Mr. Slade adored East Hampton, where he bought a house in 1961 among the potato fields and installed what he claimed was the first private swimming pool on eastern Long Island.

He boasted that East Hampton had the most beautiful beaches in the world, and he immersed himself in the area’s natural beauty every season — exploring Gardiner’s Bay in his sailboat, the High Barbary, swimming in the ocean during the summers, riding his horse, Grey, through the fields and woods in the fall and spring, cycling, walking his dogs, and playing paddle tennis in the snow in the winter.   

His annual sailing trips with his buddies, his son, and his sons-in-law, Mark Betts and David Mellgard, might be to Block Island, Fishers Island, or Martha’s Vineyard with a gourmet picnic and lots of good wine, sometimes making it to the planned destination and occasionally keeping the Coast Guard busy with rescue missions following nautical misadventures.

He was also close to his daughter-in-law, Tonia D’Angelo Slade, and 10 grandchildren.

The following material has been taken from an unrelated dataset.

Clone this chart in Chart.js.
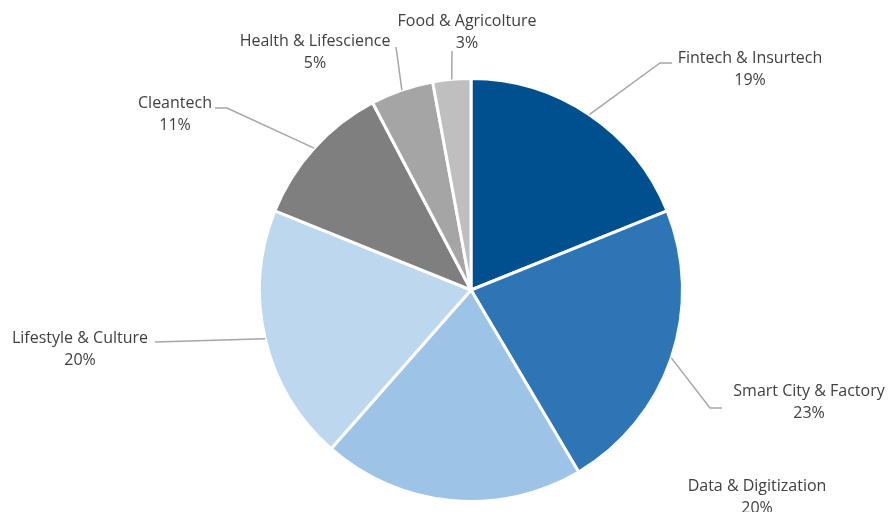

He was a member of the board of governors at the Maidstone Club in East Hampton, and a member as well at the River Club and Racquet Club in New York City and the Mill Reef Club on Antigua.

His wife, Pamela Ferrari Slade, survives him, as do his children Shelley Slade Betts of McLean, Va., Georgiana Slade Mellgard of New York City, and Jarvis Slade Jr. of East Hampton. His second wife, Carlyle Lind Slade, died in 2000. An earlier marriage to Alice Patterson ended in divorce.

A funeral is planned for Aug. 11 at 3:30 p.m. at St. Luke’s Episcopal Church in East Hampton with the Very Rev. Denis C. Brunelle officiating.

Donations in his memory have been suggested to the Animal Rescue Fund of the Hamptons, P.O. box 901, Wainscott 11975.